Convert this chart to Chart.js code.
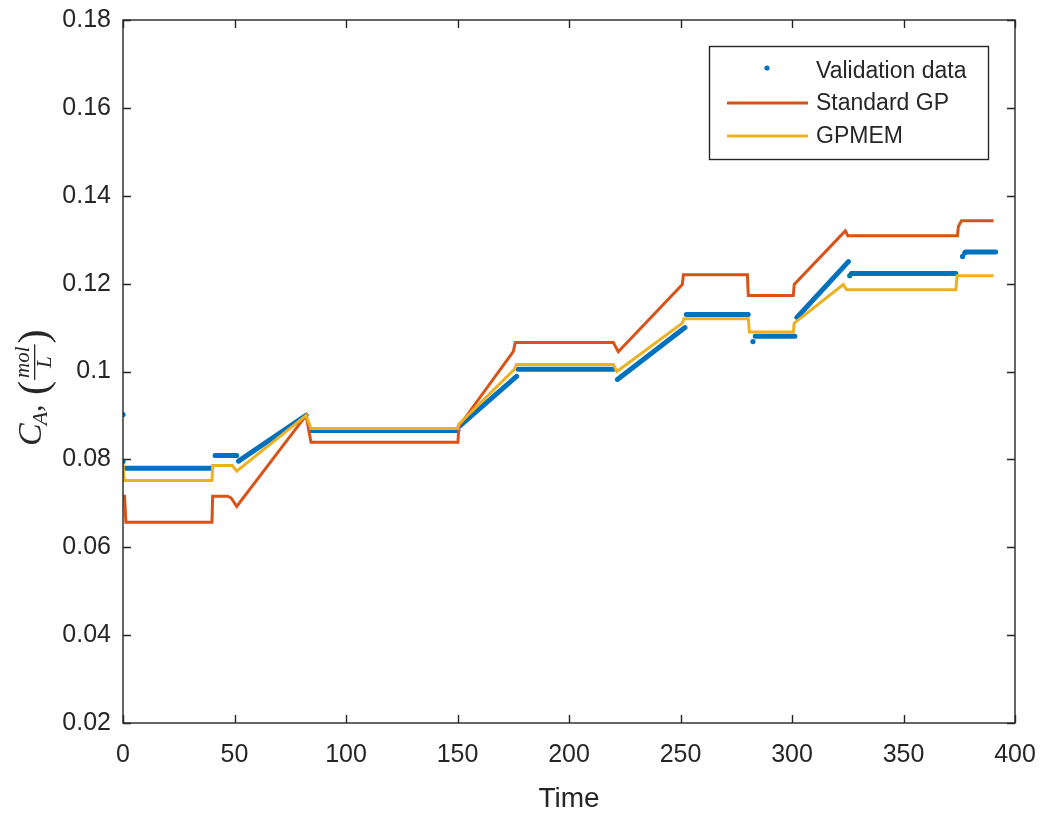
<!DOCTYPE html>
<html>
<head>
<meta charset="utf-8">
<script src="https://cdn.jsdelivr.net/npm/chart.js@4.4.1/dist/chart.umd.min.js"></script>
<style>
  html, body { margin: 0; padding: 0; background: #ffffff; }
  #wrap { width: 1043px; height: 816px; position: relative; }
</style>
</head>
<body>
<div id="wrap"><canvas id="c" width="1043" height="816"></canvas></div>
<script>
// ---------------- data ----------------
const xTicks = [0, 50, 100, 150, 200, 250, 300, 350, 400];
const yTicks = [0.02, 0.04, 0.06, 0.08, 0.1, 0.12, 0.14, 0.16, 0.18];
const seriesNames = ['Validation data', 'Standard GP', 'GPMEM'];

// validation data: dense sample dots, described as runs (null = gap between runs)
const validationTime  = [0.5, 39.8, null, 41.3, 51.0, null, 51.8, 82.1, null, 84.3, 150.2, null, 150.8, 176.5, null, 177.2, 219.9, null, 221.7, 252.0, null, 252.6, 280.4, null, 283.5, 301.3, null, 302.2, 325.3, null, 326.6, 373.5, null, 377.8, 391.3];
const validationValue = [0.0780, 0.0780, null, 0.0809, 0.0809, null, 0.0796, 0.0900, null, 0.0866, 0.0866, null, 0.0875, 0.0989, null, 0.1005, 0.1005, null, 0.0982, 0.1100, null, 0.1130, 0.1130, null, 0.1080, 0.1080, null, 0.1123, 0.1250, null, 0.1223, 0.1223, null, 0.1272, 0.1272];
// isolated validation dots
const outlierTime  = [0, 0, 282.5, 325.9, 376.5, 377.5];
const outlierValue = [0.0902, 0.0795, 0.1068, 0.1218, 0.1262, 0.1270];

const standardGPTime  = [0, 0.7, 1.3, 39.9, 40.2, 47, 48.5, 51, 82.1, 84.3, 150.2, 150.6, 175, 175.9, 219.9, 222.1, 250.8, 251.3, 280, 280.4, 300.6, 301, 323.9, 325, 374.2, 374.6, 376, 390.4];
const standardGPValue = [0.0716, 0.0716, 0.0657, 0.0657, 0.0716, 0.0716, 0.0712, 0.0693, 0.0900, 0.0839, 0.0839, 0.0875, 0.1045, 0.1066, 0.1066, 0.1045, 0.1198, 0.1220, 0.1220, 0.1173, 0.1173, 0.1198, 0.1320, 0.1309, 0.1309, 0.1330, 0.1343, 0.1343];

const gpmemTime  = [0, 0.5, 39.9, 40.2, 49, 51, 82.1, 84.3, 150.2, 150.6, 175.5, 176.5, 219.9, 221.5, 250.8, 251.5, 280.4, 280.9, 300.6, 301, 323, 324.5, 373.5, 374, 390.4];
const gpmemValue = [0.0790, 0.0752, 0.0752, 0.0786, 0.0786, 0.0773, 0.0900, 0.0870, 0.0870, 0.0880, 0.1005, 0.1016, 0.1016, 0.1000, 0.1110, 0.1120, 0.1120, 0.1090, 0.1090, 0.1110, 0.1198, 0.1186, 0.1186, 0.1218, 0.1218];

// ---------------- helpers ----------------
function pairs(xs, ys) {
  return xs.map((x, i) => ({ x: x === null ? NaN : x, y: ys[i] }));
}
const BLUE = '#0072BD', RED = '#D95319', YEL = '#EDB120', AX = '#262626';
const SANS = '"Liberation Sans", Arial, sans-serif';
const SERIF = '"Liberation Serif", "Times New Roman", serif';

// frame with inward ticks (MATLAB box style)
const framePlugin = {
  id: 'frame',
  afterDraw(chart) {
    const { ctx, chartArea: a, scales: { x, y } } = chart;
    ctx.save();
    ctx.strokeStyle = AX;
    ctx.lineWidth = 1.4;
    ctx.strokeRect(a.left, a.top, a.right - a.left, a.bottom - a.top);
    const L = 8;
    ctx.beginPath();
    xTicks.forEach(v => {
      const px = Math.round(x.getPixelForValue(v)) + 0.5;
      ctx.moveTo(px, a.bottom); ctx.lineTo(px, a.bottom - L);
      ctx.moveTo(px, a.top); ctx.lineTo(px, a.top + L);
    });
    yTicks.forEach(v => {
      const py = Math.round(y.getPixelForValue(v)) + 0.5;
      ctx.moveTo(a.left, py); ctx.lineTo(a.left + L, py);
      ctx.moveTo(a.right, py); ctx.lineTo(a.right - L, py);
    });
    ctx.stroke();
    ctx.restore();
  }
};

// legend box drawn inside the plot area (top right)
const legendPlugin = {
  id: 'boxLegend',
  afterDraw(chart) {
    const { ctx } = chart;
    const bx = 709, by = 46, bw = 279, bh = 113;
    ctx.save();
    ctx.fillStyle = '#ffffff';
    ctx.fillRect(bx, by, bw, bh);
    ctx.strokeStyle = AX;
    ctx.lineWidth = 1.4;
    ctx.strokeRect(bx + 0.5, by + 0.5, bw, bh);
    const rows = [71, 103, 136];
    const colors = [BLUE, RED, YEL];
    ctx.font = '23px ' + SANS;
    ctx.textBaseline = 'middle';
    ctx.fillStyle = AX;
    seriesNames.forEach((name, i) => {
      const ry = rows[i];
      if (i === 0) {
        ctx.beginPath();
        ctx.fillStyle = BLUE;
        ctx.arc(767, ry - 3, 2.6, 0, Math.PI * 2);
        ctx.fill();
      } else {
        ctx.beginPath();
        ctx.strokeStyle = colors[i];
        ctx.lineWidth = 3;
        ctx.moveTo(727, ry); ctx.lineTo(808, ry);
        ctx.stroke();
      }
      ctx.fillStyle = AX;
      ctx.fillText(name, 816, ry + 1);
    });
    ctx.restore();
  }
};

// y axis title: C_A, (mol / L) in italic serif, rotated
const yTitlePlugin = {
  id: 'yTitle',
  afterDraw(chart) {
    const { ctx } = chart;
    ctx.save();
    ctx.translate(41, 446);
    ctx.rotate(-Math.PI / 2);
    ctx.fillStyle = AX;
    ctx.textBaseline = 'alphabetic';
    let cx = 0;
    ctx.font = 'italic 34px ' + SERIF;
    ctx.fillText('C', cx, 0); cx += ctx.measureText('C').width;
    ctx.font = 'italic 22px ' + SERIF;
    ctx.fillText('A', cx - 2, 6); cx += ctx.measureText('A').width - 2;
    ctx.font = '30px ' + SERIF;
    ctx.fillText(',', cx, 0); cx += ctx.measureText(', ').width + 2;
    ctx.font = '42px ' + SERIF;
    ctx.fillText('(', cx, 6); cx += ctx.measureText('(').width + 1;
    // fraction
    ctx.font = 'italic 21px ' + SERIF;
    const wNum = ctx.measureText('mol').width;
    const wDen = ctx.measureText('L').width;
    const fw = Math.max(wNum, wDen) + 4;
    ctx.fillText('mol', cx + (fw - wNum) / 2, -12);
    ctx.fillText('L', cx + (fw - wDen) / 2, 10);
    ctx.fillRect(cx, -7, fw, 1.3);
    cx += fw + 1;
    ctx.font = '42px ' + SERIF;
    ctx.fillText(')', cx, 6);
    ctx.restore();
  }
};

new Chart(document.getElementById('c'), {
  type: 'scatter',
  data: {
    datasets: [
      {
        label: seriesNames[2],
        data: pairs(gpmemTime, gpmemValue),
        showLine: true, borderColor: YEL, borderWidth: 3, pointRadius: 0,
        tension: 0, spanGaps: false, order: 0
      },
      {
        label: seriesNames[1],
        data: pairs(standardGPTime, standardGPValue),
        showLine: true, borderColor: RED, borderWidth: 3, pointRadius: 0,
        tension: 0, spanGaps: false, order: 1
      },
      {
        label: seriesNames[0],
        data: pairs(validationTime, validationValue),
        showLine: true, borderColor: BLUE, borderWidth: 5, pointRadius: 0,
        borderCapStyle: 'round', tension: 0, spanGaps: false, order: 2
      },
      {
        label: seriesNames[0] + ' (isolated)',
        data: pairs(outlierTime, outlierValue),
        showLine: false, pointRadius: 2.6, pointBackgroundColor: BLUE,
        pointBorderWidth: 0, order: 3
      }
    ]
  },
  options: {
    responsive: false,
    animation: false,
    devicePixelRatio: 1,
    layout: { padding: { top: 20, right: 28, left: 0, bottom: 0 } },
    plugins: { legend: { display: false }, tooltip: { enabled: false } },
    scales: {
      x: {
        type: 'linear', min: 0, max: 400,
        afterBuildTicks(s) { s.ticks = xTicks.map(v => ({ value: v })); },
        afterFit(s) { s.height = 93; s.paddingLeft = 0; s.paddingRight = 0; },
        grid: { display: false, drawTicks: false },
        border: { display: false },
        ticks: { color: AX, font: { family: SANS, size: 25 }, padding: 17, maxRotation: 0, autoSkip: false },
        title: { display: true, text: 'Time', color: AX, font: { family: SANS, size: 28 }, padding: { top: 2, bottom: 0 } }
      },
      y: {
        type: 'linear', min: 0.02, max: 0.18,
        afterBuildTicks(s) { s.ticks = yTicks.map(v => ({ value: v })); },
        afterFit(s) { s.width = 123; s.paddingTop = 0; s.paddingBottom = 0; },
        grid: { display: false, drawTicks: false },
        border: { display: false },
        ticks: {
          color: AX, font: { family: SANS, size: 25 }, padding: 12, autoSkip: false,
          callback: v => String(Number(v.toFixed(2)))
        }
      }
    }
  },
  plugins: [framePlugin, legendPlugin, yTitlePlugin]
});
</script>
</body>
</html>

**Written problem:**
Give again, exactly, the lines from the start of the data through the one holding "const seriesNames = ['Validation"; omit the pictures.

**Solved exercise:**
Convert this chart to Chart.js code.
<!DOCTYPE html>
<html>
<head>
<meta charset="utf-8">
<script src="https://cdn.jsdelivr.net/npm/chart.js@4.4.1/dist/chart.umd.min.js"></script>
<style>
  html, body { margin: 0; padding: 0; background: #ffffff; }
  #wrap { width: 1043px; height: 816px; position: relative; }
</style>
</head>
<body>
<div id="wrap"><canvas id="c" width="1043" height="816"></canvas></div>
<script>
// ---------------- data ----------------
const xTicks = [0, 50, 100, 150, 200, 250, 300, 350, 400];
const yTicks = [0.02, 0.04, 0.06, 0.08, 0.1, 0.12, 0.14, 0.16, 0.18];
const seriesNames = ['Validation data', 'Standard GP', 'GPMEM'];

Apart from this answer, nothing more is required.